Water sensitivity Water use should be avoided or delayed. Wet cleaning is acceptable and wastewater can be handled.
Safety risk Dust control is the immediate risk. Wet floors must dry quickly after cleaning.
Workflow The site needs pre-cleaning before scrubbing. The site needs final hygiene or appearance cleaning.

Sweeping protects the scrubber and improves results

When a floor has dry debris, sweeping first prevents brushes, pads and squeegees from dragging particles across the floor. This can reduce scratches, hose blockages and poor water recovery.

Warehouses, loading areas and factories often need a dry debris step before wet scrubbing, especially when forklifts bring in outdoor dirt or packaging material.

Scrubbing handles soil that cannot be swept away

A scrubber is useful when the floor needs water, detergent, brush action and vacuum recovery. It is better for tire marks, light oil residue after pre-treatment, food-service areas, public corridors and floors that need a cleaner appearance.

The scrubber should be matched to the floor type, soil level, drying requirement and wastewater handling rule.

Choose a cleaning sequence instead of a single machine label

The best answer is often not sweeper or scrubber, but the right sequence: sweep dry debris, treat stubborn soil, scrub the surface, then inspect drying quality.

Documenting the sequence helps operators avoid using wet machines as trash collectors or sweepers as stain-removal machines.

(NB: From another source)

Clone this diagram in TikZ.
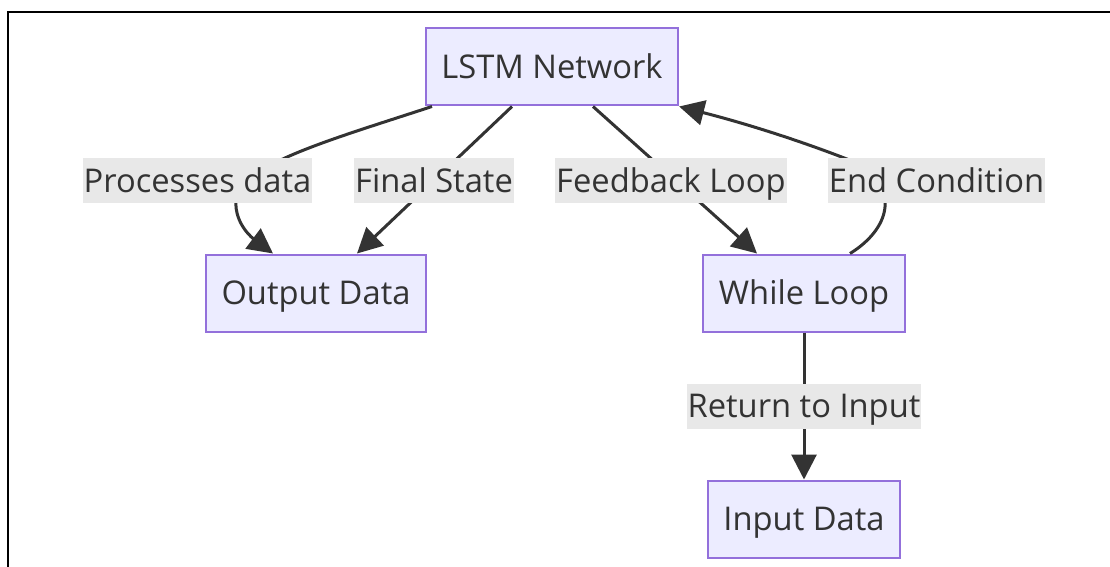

Use sweeping as a pre-cleaning control

When a floor contains dust, packaging debris, sand or metal fragments, sweeping should usually happen before wet scrubbing. A scrubber is designed to apply solution, agitate the floor and recover dirty water; it is not a replacement for debris collection. Skipping the sweeping step can block squeegee paths, reduce water recovery and leave visible streaks. In logistics centers and production workshops, the best process is often dry collection first, then wet cleaning only after loose debris has been removed.

Check dust filtration and debris type

A sweeper decision should include the dust type, particle size, indoor air requirement and debris volume. Fine dust requires more attention to filtration and hopper maintenance than large visible debris. Outdoor dust, warehouse cardboard fragments and workshop residue behave differently, so a single generic sweeper recommendation is often weak. A site test should record whether dust is lifted into the air, whether edges are left uncollected and whether the hopper can be emptied safely by the operator.

When wet scrubbing should be delayed

Wet scrubbing should be delayed when the floor has loose dust that will turn into slurry, when oil contamination has not been pre-treated, when the area cannot tolerate temporary moisture, or when wastewater disposal has not been planned. In those cases, the correct answer is not simply a stronger scrubber. The cleaning method may need dry sweeping, absorbent treatment, manual spot work, or a staged process before the floor scrubber is used.

Limitations and checks before purchase

  • A sweeper is not designed to remove bonded stains, old grease or detergent film.
  • A scrubber is not ideal for large amounts of loose debris unless the debris is removed first.
  • Fine industrial dust may require special filtration and local safety review.